Venus Over Manhattan

Work on Paper
Color pencil, ballpoint pen on paper
29.0 x 48.0 (cm)
11.4 x 18.9 (inch)

Presented here is a group of major works by Joseph Elmer Yoakum, the visionary autodidact landscape painter, who was given a solo exhibition at the Whitney Museum of American Art in 1972, curated by Marcia Tucker, which cemented his position as one of the 20th century’s most innovative talents. An artist of African-American and Native American descent, Yoakum made drawings that describe the movements and panoramas of a life spent traveling – with the circus as a young man, in the army during the First World War, and alone hopping train cars in the American West – all before settling in Chicago, where he began making work in 1962, at the age of 72..
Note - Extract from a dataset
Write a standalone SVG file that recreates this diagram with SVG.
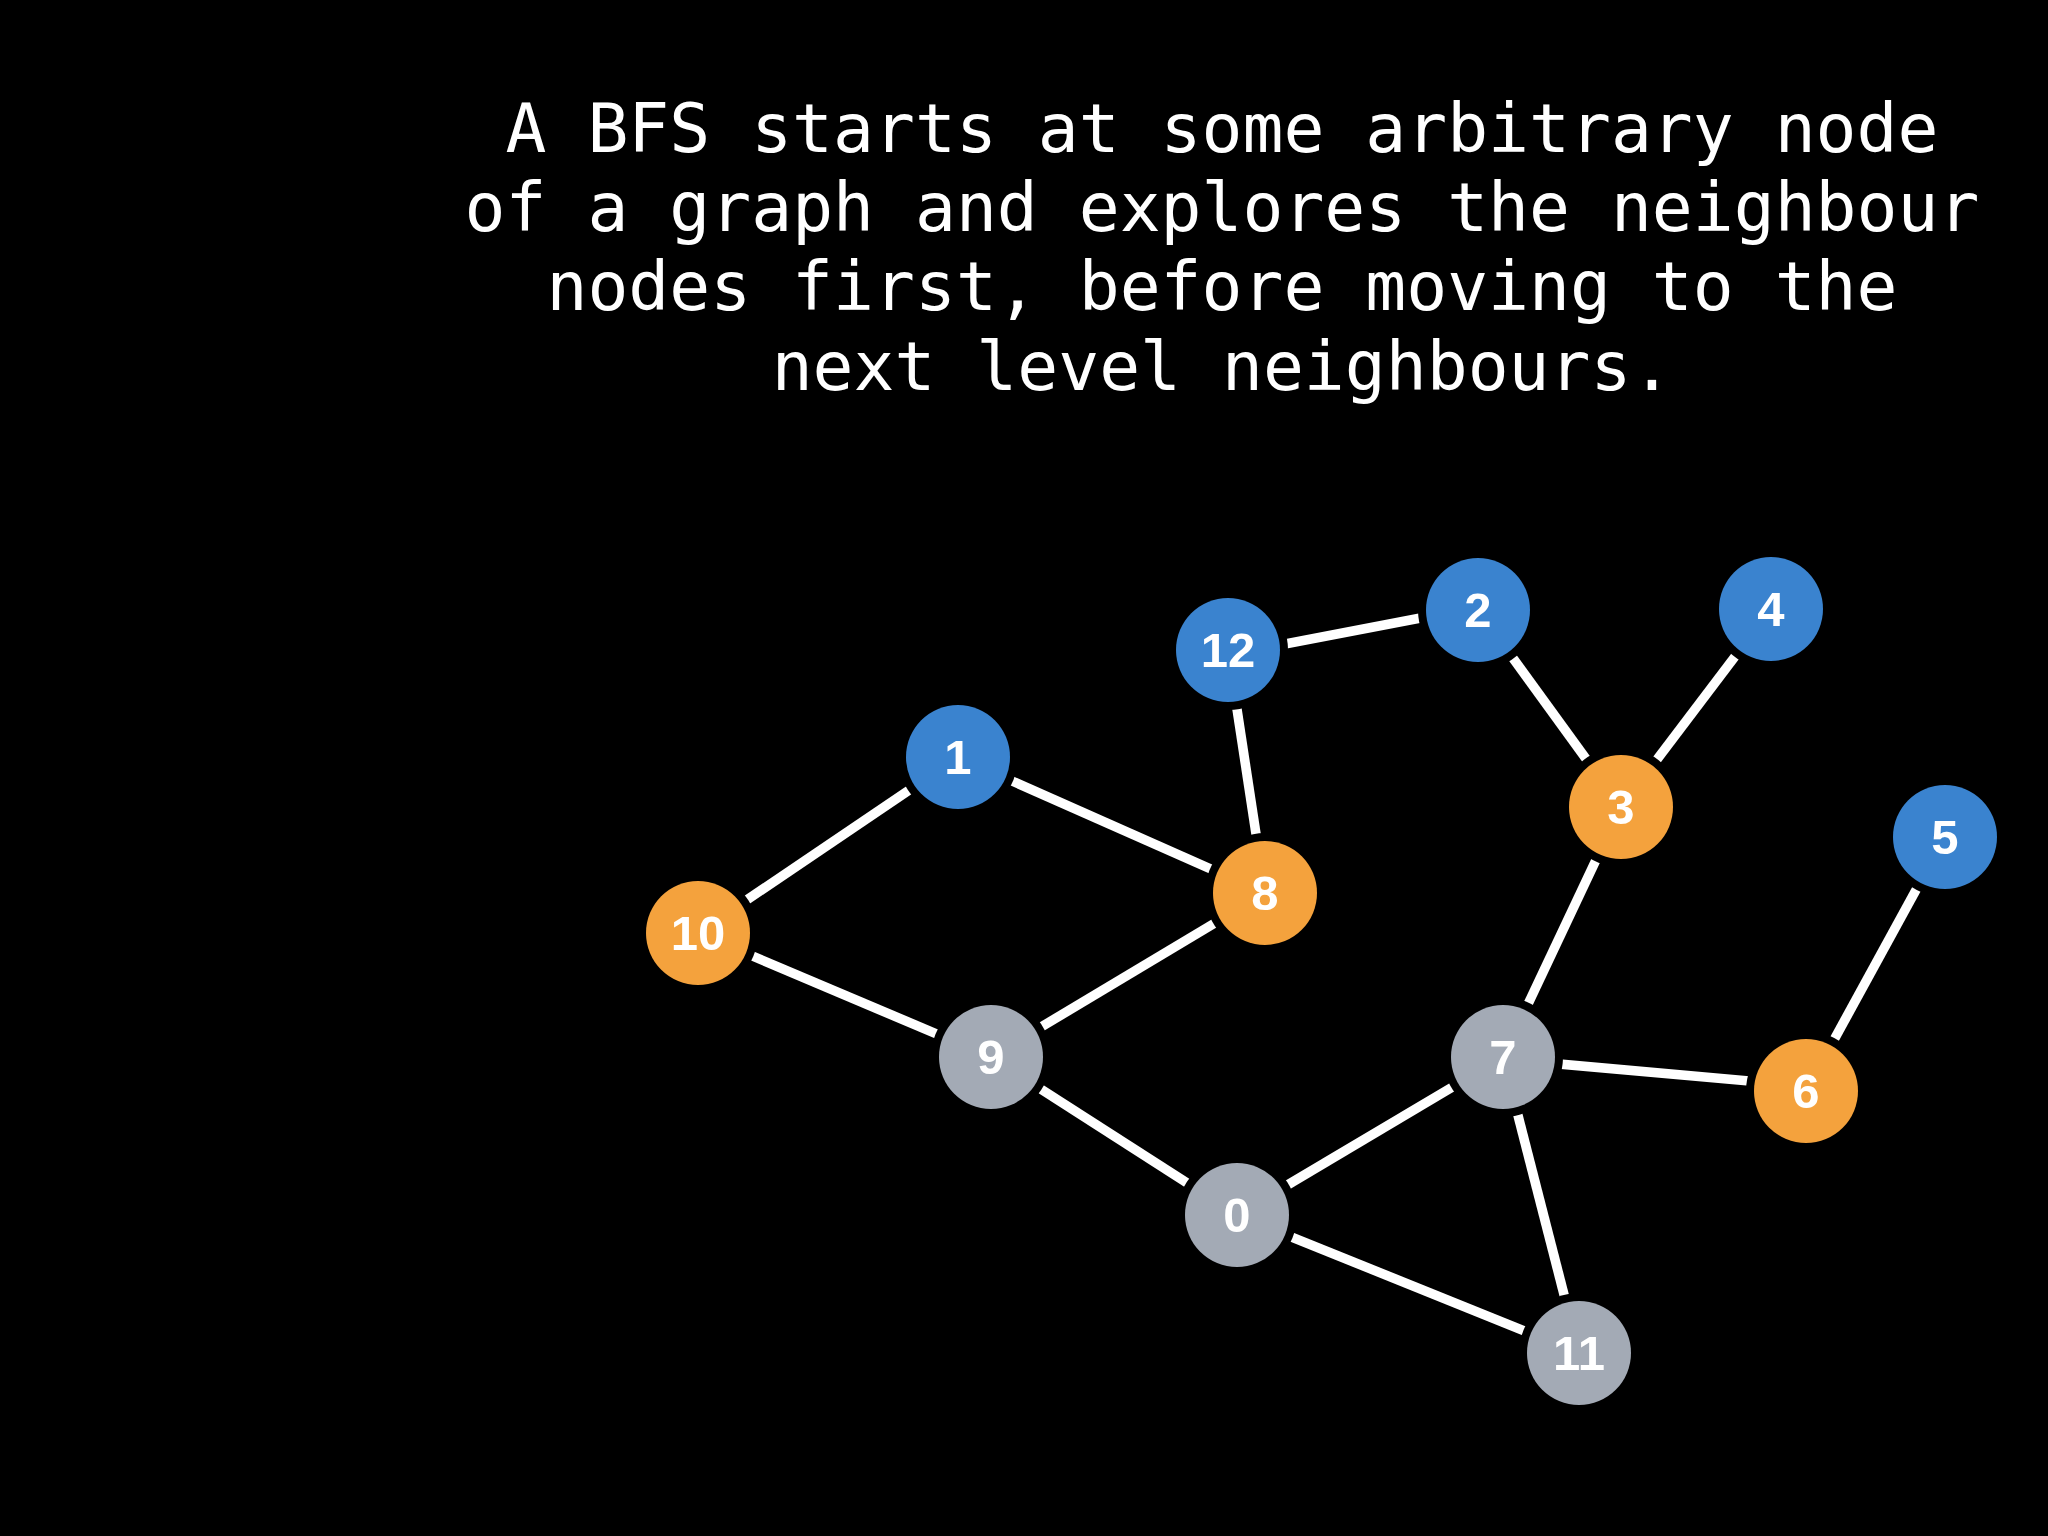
<svg xmlns="http://www.w3.org/2000/svg" width="2048" height="1536" viewBox="0 0 2048 1536">
<style>
.t{font-family:"DejaVu Sans Mono","Liberation Mono",monospace;font-size:68px;fill:#fff;text-anchor:middle}
.e{stroke:#fff;stroke-width:9.5;fill:none}
.h{fill:#000}
.b{fill:#3a83cf}
.o{fill:#f4a23d}
.g{fill:#a3aab5}
.l{font-family:"Liberation Sans",Arial,sans-serif;font-weight:bold;font-size:49px;fill:#fff;text-anchor:middle}
</style>
<rect width="2048" height="1536" fill="#000"/>
<g id="caption">
<text class="t" x="1222" y="152">A BFS starts at some arbitrary node</text>
<text class="t" x="1222" y="231">of a graph and explores the neighbour</text>
<text class="t" x="1222" y="310">nodes first, before moving to the</text>
<text class="t" x="1222" y="390">next level neighbours.</text>
</g>
<g id="edges" class="e">
<line x1="958" y1="757" x2="698" y2="933"/>
<line x1="958" y1="757" x2="1265" y2="893"/>
<line x1="1228" y1="655" x2="1478" y2="607"/>
<line x1="1228" y1="650" x2="1265" y2="893"/>
<line x1="1478" y1="610" x2="1621" y2="807"/>
<line x1="1771" y1="609" x2="1621" y2="807"/>
<line x1="1621" y1="807" x2="1503" y2="1057"/>
<line x1="1945" y1="837" x2="1806" y2="1091"/>
<line x1="698" y1="933" x2="991" y2="1057"/>
<line x1="991" y1="1057" x2="1265" y2="893"/>
<line x1="991" y1="1057" x2="1237" y2="1215"/>
<line x1="1503" y1="1057" x2="1237" y2="1215"/>
<line x1="1503" y1="1059" x2="1806" y2="1086"/>
<line x1="1503" y1="1057" x2="1579" y2="1353"/>
<line x1="1237" y1="1215" x2="1579" y2="1353"/>
</g>
<g id="node-12"><circle class="h" cx="1228" cy="650" r="60"/><circle class="b" cx="1228" cy="650" r="52"/><text class="l" x="1228" y="667">12</text></g>
<g id="node-2"><circle class="h" cx="1478" cy="610" r="60"/><circle class="b" cx="1478" cy="610" r="52"/><text class="l" x="1478" y="627">2</text></g>
<g id="node-4"><circle class="h" cx="1771" cy="609" r="60"/><circle class="b" cx="1771" cy="609" r="52"/><text class="l" x="1771" y="626">4</text></g>
<g id="node-1"><circle class="h" cx="958" cy="757" r="60"/><circle class="b" cx="958" cy="757" r="52"/><text class="l" x="958" y="774">1</text></g>
<g id="node-3"><circle class="h" cx="1621" cy="807" r="60"/><circle class="o" cx="1621" cy="807" r="52"/><text class="l" x="1621" y="824">3</text></g>
<g id="node-5"><circle class="h" cx="1945" cy="837" r="60"/><circle class="b" cx="1945" cy="837" r="52"/><text class="l" x="1945" y="854">5</text></g>
<g id="node-8"><circle class="h" cx="1265" cy="893" r="60"/><circle class="o" cx="1265" cy="893" r="52"/><text class="l" x="1265" y="910">8</text></g>
<g id="node-10"><circle class="h" cx="698" cy="933" r="60"/><circle class="o" cx="698" cy="933" r="52"/><text class="l" x="698" y="950">10</text></g>
<g id="node-9"><circle class="h" cx="991" cy="1057" r="60"/><circle class="g" cx="991" cy="1057" r="52"/><text class="l" x="991" y="1074">9</text></g>
<g id="node-7"><circle class="h" cx="1503" cy="1057" r="60"/><circle class="g" cx="1503" cy="1057" r="52"/><text class="l" x="1503" y="1074">7</text></g>
<g id="node-6"><circle class="h" cx="1806" cy="1091" r="60"/><circle class="o" cx="1806" cy="1091" r="52"/><text class="l" x="1806" y="1108">6</text></g>
<g id="node-0"><circle class="h" cx="1237" cy="1215" r="60"/><circle class="g" cx="1237" cy="1215" r="52"/><text class="l" x="1237" y="1232">0</text></g>
<g id="node-11"><circle class="h" cx="1579" cy="1353" r="60"/><circle class="g" cx="1579" cy="1353" r="52"/><text class="l" x="1579" y="1370">11</text></g>
</svg>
Joseph Elmer Yoakum's (born 1890 in Ash Grove, Missouri) work has been the subject of numerous solo presentations, including exhibitions at the David and Alfred Smart Museum of the University of Chicago; Intuit: the Center for Intuitive and Outsider Art, Chicago; the Art Institute of Chicago; and the Whitney Museum of American Art, New York. His work is held many public collections, including the Art Institute of Chicago; the Menil Collection, Houston; and the Museum of Modern Art, New York. Yoakum lived and worked in Chicago until his death in 1972.